Bei wortgetreuer Anwendung dieser bereicherungsrechtlichen Grundsätze würden die Kläger allerdings mehr erhalten als auf Grundlage des primären Schadensersatzanspruches gemäß § 826 BGB, denn dort wird eine Vorteilsausgleichung durch den Abzug einer Entschädigung für die vom Käufer gezogenen Nutzungen vorgenommen. Nach Auffassung des BGH darf der Anspruch gemäß § 852 Satz 1 BGB aber nicht weitergehen als der ursprüngliche Schadensersatzanspruch aus § 826 BGB. Daher sei der Anspruch gemäß § 852 Satz 1 BGB dahingehend zu modifizieren, dass auch hier der Grundsatz der Vorteilsausgleichung zur Anwendung kommt und die Kläger sich eine Nutzungsentschädigung für die gefahrenen Kilometer anrechnen lassen müssen.

Vorinstanzen müssen erneut entscheiden

Die Vorinstanzen hatten in beiden Fällen die Klagen abgewiesen und deshalb zur Höhe der Nutzungsentschädigung keine Feststellungen getroffen. Aus diesem Grunde hat der BGH beide Rechtsstreite zur Klärung der Höhe der gezogenen Nutzungen und zur weiteren Entscheidung an die Vorinstanzen zurückverwiesen.


(BGH Urteile v. 21.2.2022, VIa ZR 8/21 und VIa ZR 57/21)


Hintergrund

Mit den jetzigen Entscheidungen des BGH sind die wesentlichen noch offenen Verjährungsfragen sowie das Problem des sogenannten Restschadensersatzanspruchs gemäß § 852 sich BGB im Zusammenhang mit den Dieselklagen gegen VW geklärt.

Anmeldung zum Musterfeststellungsverfahren bewirkt Verjährungshemmung

Erst kürzlich hatte der BGH entschieden, dass die Verjährung von Schadensersatzansprüchen im Zusammenhang mit der Dieselaffäre gegen VW durch eine Teilnahme an dem beim OLG Braunschweig durchgeführten Musterfeststellungsverfahren auch dann wirksam gehemmt wird, wenn der Käufer sich von dem Musterfeststellungsverfahren wieder abgemeldet hat und erst nach dieser Abmeldung eine Schadensersatzklage gegen VW eingereicht.

Anmeldung zum Musterfeststellungsverfahren hemmt die Verjährung rückwirkend

Die Hemmungswirkung eines nach § 204 Abs. 1 Nr. 1a BGB wirksam in einem Musterfeststellungsverfahren angemeldeten Anspruchs tritt nach der Entscheidung des BGH nicht erst mit dem Zeitpunkt der wirksamen Anmeldung des Anspruchs zur Eintragung in das Register ein, sondern wirkt auf den Zeitpunkt der Erhebung der Musterfeststellungsklage zurück (BGH, Urteil v. 29.7.2021, VI ZR 1118/20).
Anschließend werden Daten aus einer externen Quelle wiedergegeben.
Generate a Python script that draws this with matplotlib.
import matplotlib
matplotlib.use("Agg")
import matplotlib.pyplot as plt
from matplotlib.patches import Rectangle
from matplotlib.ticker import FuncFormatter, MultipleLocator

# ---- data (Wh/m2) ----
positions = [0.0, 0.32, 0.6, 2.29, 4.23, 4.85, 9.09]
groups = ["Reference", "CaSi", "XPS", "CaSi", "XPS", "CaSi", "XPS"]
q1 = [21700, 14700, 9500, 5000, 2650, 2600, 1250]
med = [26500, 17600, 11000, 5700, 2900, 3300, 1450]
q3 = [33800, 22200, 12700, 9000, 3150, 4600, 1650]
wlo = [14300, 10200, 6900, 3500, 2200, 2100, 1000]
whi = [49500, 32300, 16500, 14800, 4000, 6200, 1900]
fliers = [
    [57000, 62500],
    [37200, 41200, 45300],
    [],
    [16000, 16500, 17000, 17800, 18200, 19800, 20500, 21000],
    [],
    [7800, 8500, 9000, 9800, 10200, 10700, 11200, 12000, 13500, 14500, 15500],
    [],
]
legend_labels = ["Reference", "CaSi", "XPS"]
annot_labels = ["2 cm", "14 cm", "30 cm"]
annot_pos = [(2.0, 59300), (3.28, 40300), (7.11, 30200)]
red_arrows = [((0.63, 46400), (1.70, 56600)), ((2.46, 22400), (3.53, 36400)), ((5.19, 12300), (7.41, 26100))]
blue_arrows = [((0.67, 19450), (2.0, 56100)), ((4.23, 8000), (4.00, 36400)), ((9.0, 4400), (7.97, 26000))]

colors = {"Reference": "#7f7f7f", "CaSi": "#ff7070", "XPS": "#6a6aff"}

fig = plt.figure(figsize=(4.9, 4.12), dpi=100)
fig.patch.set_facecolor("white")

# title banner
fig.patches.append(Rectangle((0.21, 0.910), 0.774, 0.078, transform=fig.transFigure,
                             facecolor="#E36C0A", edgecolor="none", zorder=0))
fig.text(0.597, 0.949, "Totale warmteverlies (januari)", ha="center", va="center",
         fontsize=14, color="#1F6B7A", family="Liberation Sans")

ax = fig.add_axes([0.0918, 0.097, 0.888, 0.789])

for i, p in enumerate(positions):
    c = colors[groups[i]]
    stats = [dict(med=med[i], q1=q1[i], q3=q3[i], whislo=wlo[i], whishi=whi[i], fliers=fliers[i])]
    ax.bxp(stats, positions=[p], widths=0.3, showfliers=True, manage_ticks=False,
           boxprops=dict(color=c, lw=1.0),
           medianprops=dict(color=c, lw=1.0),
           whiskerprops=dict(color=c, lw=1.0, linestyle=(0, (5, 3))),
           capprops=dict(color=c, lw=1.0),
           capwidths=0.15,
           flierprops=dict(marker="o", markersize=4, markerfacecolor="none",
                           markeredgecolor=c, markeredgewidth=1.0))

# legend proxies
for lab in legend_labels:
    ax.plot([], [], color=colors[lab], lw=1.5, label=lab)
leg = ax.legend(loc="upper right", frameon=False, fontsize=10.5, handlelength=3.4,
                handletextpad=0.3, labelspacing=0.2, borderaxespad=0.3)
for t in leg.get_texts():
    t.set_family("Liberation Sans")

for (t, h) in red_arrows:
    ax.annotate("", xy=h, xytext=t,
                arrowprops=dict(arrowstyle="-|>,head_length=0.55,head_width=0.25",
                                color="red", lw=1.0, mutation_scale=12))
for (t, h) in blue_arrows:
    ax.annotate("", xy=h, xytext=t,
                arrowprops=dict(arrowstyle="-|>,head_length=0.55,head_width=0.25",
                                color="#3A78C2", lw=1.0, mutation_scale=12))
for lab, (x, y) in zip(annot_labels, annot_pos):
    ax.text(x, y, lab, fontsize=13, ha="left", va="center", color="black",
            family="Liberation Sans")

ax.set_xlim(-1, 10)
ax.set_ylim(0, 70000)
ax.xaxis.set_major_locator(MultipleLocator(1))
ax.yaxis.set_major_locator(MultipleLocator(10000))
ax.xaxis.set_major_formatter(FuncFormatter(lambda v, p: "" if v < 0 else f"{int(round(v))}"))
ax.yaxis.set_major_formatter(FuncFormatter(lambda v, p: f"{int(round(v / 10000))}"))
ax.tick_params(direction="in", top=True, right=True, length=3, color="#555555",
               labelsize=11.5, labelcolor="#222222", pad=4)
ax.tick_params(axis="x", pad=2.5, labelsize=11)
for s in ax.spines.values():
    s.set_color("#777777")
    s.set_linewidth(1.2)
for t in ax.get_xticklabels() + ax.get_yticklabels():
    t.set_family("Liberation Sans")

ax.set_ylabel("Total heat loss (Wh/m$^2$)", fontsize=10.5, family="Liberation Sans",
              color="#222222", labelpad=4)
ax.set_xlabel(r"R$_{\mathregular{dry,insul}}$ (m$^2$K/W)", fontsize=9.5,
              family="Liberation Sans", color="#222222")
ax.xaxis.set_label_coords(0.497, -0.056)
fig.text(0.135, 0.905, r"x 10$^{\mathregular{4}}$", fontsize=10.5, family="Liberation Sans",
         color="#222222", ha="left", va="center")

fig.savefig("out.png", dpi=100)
Der Hemmungstatbestand des § 204 Abs. 1 Nr. 1a BGB findet auch dann Anwendung, wenn der Gläubiger seine Anmeldung zum Klageregister im weiteren Verlauf des Musterfeststellungsverfahrens wieder zurücknimmt. Der Gesetzgeber habe insoweit bewusst gemäß § 204 Abs. 2 Satz 2 BGB eine nachlaufende sechsmonatige Verjährungshemmung bestimmt (BGH, Urteil v. 27.1.2022, VII ZR 303/20).
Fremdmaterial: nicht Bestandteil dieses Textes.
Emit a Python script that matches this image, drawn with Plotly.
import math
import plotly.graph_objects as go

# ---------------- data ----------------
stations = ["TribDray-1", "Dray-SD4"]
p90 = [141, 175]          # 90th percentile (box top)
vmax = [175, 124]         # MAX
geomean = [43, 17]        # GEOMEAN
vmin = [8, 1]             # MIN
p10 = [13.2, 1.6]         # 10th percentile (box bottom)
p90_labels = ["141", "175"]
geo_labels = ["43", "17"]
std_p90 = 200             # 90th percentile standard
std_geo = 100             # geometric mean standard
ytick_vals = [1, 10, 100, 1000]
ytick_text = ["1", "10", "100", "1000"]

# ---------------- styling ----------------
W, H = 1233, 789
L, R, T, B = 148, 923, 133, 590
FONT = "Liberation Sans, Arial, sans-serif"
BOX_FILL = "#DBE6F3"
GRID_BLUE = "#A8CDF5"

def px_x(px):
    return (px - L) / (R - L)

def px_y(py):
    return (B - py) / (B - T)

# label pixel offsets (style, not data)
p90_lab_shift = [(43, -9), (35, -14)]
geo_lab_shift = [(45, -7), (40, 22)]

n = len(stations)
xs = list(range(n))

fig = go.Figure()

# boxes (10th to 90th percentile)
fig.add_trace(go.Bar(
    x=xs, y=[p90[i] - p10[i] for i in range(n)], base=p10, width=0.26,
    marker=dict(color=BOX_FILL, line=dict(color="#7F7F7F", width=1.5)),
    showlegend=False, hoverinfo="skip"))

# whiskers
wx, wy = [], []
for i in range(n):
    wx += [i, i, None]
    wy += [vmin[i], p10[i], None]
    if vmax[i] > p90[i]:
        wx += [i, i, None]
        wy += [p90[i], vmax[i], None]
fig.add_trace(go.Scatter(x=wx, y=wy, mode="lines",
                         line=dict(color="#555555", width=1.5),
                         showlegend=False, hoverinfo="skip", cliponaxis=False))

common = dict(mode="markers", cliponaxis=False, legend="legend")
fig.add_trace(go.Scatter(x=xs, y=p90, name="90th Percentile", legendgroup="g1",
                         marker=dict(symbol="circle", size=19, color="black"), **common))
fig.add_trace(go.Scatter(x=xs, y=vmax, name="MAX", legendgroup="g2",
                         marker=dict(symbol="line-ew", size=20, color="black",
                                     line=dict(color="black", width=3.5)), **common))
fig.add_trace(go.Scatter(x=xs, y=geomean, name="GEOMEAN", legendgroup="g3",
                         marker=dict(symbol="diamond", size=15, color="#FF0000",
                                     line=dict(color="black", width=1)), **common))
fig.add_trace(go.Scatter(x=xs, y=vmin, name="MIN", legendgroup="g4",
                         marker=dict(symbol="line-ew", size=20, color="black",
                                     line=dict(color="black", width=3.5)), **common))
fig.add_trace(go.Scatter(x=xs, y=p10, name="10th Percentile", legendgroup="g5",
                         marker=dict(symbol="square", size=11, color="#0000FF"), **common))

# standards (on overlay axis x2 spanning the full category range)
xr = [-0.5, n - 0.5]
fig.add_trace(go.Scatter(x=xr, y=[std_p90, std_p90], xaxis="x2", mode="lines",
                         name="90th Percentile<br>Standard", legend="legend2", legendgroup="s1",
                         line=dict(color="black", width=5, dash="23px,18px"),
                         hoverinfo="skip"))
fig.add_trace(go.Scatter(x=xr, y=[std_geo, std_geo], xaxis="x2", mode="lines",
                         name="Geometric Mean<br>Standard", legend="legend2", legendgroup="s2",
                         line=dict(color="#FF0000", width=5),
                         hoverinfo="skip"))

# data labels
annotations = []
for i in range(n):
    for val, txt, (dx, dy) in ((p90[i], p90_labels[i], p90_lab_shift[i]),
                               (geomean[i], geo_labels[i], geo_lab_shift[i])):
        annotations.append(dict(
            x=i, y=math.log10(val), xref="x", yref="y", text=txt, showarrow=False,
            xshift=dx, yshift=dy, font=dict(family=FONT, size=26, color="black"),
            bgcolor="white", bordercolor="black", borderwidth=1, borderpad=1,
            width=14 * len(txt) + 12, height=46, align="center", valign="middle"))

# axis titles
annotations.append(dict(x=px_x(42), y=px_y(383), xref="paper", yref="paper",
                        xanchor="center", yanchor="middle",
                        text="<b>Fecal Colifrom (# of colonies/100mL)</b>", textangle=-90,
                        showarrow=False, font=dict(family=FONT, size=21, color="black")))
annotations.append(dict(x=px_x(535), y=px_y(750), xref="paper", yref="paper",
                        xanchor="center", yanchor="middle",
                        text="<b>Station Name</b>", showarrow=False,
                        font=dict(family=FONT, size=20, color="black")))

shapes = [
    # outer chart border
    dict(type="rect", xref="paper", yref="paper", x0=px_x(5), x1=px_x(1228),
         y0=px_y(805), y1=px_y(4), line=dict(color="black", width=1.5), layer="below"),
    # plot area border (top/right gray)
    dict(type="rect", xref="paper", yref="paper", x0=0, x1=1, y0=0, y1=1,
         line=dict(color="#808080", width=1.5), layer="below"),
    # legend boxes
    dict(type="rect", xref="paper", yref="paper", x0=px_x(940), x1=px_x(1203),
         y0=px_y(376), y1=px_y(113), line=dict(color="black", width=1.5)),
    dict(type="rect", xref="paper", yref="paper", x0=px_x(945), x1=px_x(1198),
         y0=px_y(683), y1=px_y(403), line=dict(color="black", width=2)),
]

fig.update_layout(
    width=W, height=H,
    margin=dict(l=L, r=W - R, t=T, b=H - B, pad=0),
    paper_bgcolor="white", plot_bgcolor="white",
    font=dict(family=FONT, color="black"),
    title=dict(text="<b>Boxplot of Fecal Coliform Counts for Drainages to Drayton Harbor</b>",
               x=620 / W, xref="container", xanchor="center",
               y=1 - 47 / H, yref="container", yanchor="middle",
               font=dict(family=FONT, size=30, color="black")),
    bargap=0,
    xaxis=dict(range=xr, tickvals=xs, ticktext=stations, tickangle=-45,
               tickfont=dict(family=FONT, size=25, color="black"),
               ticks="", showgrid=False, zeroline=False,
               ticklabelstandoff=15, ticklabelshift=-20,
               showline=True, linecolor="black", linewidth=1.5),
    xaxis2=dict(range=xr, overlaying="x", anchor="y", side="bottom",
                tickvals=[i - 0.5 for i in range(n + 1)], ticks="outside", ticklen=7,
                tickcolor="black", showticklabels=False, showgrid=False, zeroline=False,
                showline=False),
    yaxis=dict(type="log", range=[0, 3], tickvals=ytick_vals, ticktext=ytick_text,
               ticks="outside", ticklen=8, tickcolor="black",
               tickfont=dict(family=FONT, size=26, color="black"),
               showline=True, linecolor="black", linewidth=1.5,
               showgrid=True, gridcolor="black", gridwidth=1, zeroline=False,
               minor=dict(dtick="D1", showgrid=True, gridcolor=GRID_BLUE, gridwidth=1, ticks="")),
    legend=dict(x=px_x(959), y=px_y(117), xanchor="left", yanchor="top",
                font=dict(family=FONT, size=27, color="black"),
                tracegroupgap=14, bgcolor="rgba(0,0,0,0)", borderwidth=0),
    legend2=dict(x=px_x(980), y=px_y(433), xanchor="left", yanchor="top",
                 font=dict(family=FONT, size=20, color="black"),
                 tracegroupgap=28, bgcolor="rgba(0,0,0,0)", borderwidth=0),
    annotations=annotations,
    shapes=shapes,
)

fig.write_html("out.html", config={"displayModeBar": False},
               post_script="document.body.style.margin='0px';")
Kein Restschadenersatzanspruch bei Gebrauchtwagenkauf

Zur Frage des Restschadensersatzanspruchs hatte der BGH kürzlich entschieden, dass Käufern von gebrauchten VW-Diesel-Fahrzeugen kein Anspruch nach § 852 Satz 1 BGB zusteht, da der Fahrzeughersteller durch den Kauf eines Gebrauchtwagens nicht ungerechtfertigt bereichert werde. Die Vermögensverschiebung zugunsten des Herstellers trete bereits vollständig beim Neuwagenkauf ein (BGH, Urteile v. 10.2.2022, VII ZR 365/21, VII 396/21 u.a.).